Mental health conditions of mass attack perpetrators

Mental health conditions of mass attack perpetrators

Mental health: A minimum of 34% of perps had mental health issues (we say minimum because some perps may have serious, yet undiagnosed, mental health problems). That 28% are psychotic amplifies what we have noted before, that deinstitutionalization strongly correlates with mass public shootings. When 20% of perps are paranoid and 13% are outright hallucinating, then our mental health system is letting some dangerous folks fall through cracks.

Social isolation: When one detaches from reality (drugs, booze, mental health issues) they can isolate from society (see the Isla Vista spree shooter’s manifesto for a detailed account about how violent video games facilitated his social isolation). As least 29% of perps were identified as “withdrawn, loners, or anti-social.”

“Where” is often “why”

At least 47% of attackers had some affiliation with the location of their assault. Given that significant stressors and grievances trigger attacks, it is understandable why attackers target specific locations (the remaining 53% may have some unknown affiliation, at least in the attacker’s mind). For MPSs, we have any number of instances where this is well documented.

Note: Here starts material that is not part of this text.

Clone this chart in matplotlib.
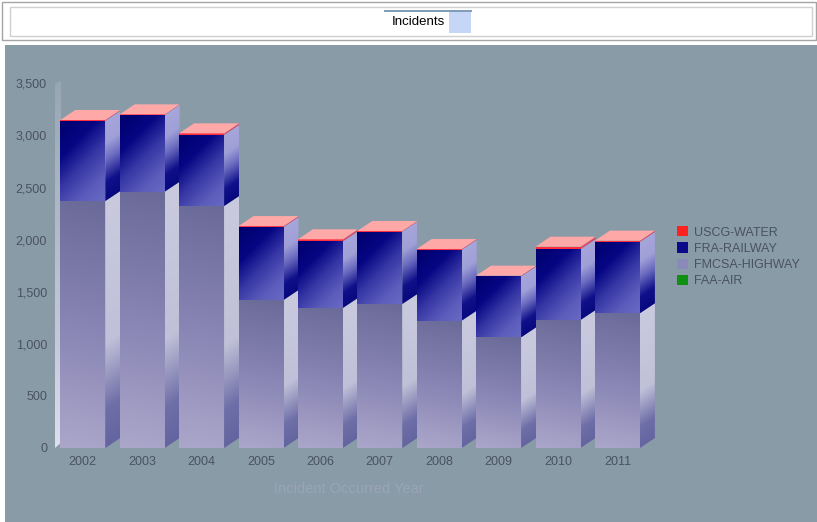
import numpy as np
import matplotlib
matplotlib.use("Agg")
import matplotlib.pyplot as plt
from matplotlib.patches import Polygon, Rectangle, Patch
from matplotlib.colors import to_rgb

plt.rcParams['font.family'] = ['Liberation Sans', 'DejaVu Sans']

# ---- data ----
years = ["2002", "2003", "2004", "2005", "2006", "2007", "2008", "2009", "2010", "2011"]
faa_air = [0, 0, 0, 0, 0, 0, 0, 0, 0, 0]
fmcsa_highway = [2370, 2460, 2322, 1420, 1344, 1382, 1222, 1062, 1228, 1293]
fra_railway = [770, 737, 683, 700, 640, 695, 680, 585, 680, 685]
uscg_water = [8, 5, 15, 10, 19, 6, 8, 7, 24, 12]
y_ticks = [0, 500, 1000, 1500, 2000, 2500, 3000, 3500]

# ---- geometry of the fake 3d look (pixels -> data units) ----
PX_X = 59.4      # pixels per category
PX_Y = 0.1042    # pixels per incident
BAR_W = 45 / PX_X
DX = 15 / PX_X
DY = 10 / PX_Y

BG = '#899ba7'
TEXT = '#4a5360'


def grad_face(ax, verts, stops, direction, z):
    verts = np.asarray(verts, float)
    poly = Polygon(verts, closed=True, fc='none', ec='none', zorder=z)
    ax.add_patch(poly)
    x0, y0 = verts.min(0)
    x1, y1 = verts.max(0)
    xs = np.linspace(x0, x1, 40)
    ys = np.linspace(y0, y1, 160)
    X, Y = np.meshgrid((xs - x0) * PX_X, (ys - y0) * PX_Y)
    d = np.array(direction, float)
    d /= np.hypot(*d)
    T = X * d[0] + Y * d[1]
    tv = (verts[:, 0] - x0) * PX_X * d[0] + (verts[:, 1] - y0) * PX_Y * d[1]
    T = np.clip((T - tv.min()) / (tv.max() - tv.min() + 1e-9), 0, 1)
    pos = [s[0] for s in stops]
    cols = np.array([to_rgb(s[1]) for s in stops])
    img = np.stack([np.interp(T, pos, cols[:, k]) for k in range(3)], axis=-1)
    im = ax.imshow(img, extent=(x0, x1, y0, y1), origin='lower', aspect='auto',
                   interpolation='bilinear', zorder=z)
    im.set_clip_path(poly)


styles = {
    'air': dict(front=[(0, '#0a7a0a'), (1, '#30b030')], fdir=(0, 1),
                side=[(0, '#075507'), (1, '#40a040')]),
    'highway': dict(front=[(0, '#aba7ca'), (0.5, '#8884b4'), (1, '#6a6a98')], fdir=(0.2, 1),
                    side=[(0, '#6464a0'), (0.15, '#6e6ea8'), (0.42, '#c0c0d8'), (1, '#cacadf')]),
    'railway': dict(front=[(0, '#00006c'), (0.3, '#060684'), (0.55, '#3838a6'),
                           (0.8, '#5c5cbc'), (1, '#6868c4')], fdir=(1, -1),
                    side=[(0, '#08087e'), (0.22, '#10108a'), (0.5, '#6a6ac0'),
                          (0.72, '#a0a0d8'), (1, '#a6a6da')]),
    'water': dict(front=[(0, '#ff2a3a'), (1, '#ff3a48')], fdir=(0, 1),
                  side=[(0, '#d04060'), (1, '#e86070')]),
}

fig = plt.figure(figsize=(8.17, 5.22), dpi=100)

# ---- page chrome: header strip and grey panel ----
bg = fig.add_axes([0, 0, 1, 1], zorder=0)
bg.set_xlim(0, 817)
bg.set_ylim(522, 0)
bg.axis('off')
bg.add_patch(Rectangle((5, 45), 812, 477, fc=BG, ec='none'))
bg.add_patch(Rectangle((2, 2), 814, 38, fc='white', ec='#a4a4a4', lw=1))
bg.add_patch(Rectangle((10, 7), 802, 29, fc='none', ec='#cfcfcf', lw=1))
bg.plot([385, 471], [11, 11], color='#7f9bb5', lw=1.4)
bg.add_patch(Rectangle((449, 12), 22, 21, fc='#c6d6f6', ec='none'))
bg.text(418, 22, 'Incidents', ha='center', va='center', fontsize=9.5, color='black')
bg.text(349, 489, 'Incident Occurred Year', ha='center', va='center',
        fontsize=10.5, color='#9aa4b8')

# ---- chart ----
ax = fig.add_axes([54 / 817, (522 - 448) / 522, 616 / 817, (448 - 67.7) / 522], zorder=1)
ax.patch.set_alpha(0)
ax.set_xlim(-(82.8 - 54) / PX_X, (670 - 82.8) / PX_X)
ax.set_ylim(0, 3650)
ax.set_autoscale_on(False)

# left wall
xw0 = (55 - 82.8) / PX_X
xw1 = (61 - 82.8) / PX_X
grad_face(ax, [(xw0, 0), (xw1, 50), (xw1, 3520), (xw0, 3500)],
          [(0, '#dcdfee'), (0.3, '#c4c9da'), (1, '#98a6b4')], (0, 1), 1)

series = [('air', faa_air), ('highway', fmcsa_highway),
          ('railway', fra_railway), ('water', uscg_water)]

for i in range(len(years)):
    z = 2 + i
    base = 0.0
    xl, xr = i - BAR_W / 2, i + BAR_W / 2
    for key, vals in series:
        v = vals[i]
        if v <= 0:
            continue
        top = base + v
        st = styles[key]
        grad_face(ax, [(xl, base), (xr, base), (xr, top), (xl, top)], st['front'], st['fdir'], z)
        grad_face(ax, [(xr, base), (xr + DX, base + DY), (xr + DX, top + DY), (xr, top)],
                  st['side'], (-10, 15), z)
        base = top
    ax.add_patch(Polygon([(xl, base), (xl + DX, base + DY), (xr + DX, base + DY), (xr, base)],
                         closed=True, fc='#ffa8a8', ec='none', zorder=z))

ax.set_xticks(range(len(years)))
ax.set_xticklabels(years)
ax.set_yticks(y_ticks)
ax.set_yticklabels([f"{t:,}" for t in y_ticks])
ax.tick_params(axis='both', length=0, labelsize=9, labelcolor=TEXT)
ax.tick_params(axis='x', pad=6)
ax.tick_params(axis='y', pad=5)
for s in ax.spines.values():
    s.set_visible(False)

handles = [Patch(fc='#ff2020', ec='none'), Patch(fc='#0a0a8a', ec='none'),
           Patch(fc='#8a8aba', ec='none'), Patch(fc='#109010', ec='none')]
labels = ['USCG-WATER', 'FRA-RAILWAY', 'FMCSA-HIGHWAY', 'FAA-AIR']
ax.legend(handles, labels, loc='upper left', bbox_to_anchor=(677 / 817, 1 - 226 / 522),
          bbox_transform=fig.transFigure, frameon=False, fontsize=9, labelcolor=TEXT,
          handlelength=0.9, handleheight=0.9, handletextpad=0.45, labelspacing=0.3,
          borderpad=0, borderaxespad=0)

fig.savefig('out.png', dpi=100)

Of concern is that 68% of perps were not targeting specific people. Given that more than half of them have grievances, the randomness of their victims indicates an uncorked rage at the location of their perceived grievances.

All of this leads to perps…

Planning mass attacks

“Only” 31% of perps planned their attacks (that 69% did not demonstrates the “uncorked rage” theory).

Most frequently (by a hair) they planned the venue (studied entry points, security, etc.). After that, they researched weapons.

We know from the sundry MPS databases that well-planned attacks achieve the highest body counts. Someone who displays outsized interest in location minutiae, or having never shown interest in weapons before is suddenly web surfing “flame throwers” and “drum magazines,” might have flipped their grievance switch and be in planning mode for an attack.

For guns, about 23% of attackers acquired them illegally, which disagrees with the longer running Violence Project Database that says about 13% of perps obtains guns illegally. However, the Violence Project database covers 56 years, and this USSS study only a recent five years. Yet, there does not appear to be an increasing frequency of illegally obtained guns in mass attacks over time.

The endings before we end

Though it would be better to have no stressed-out attackers murdering masses, the “good” news is that they generally save us the effort of arresting and imprisoning them.

How mass attacks are ended

How mass attacks are ended

Of passing note is that in 10% of the cases, it was plain folk like you who stopped the carnage. Keep up the good work!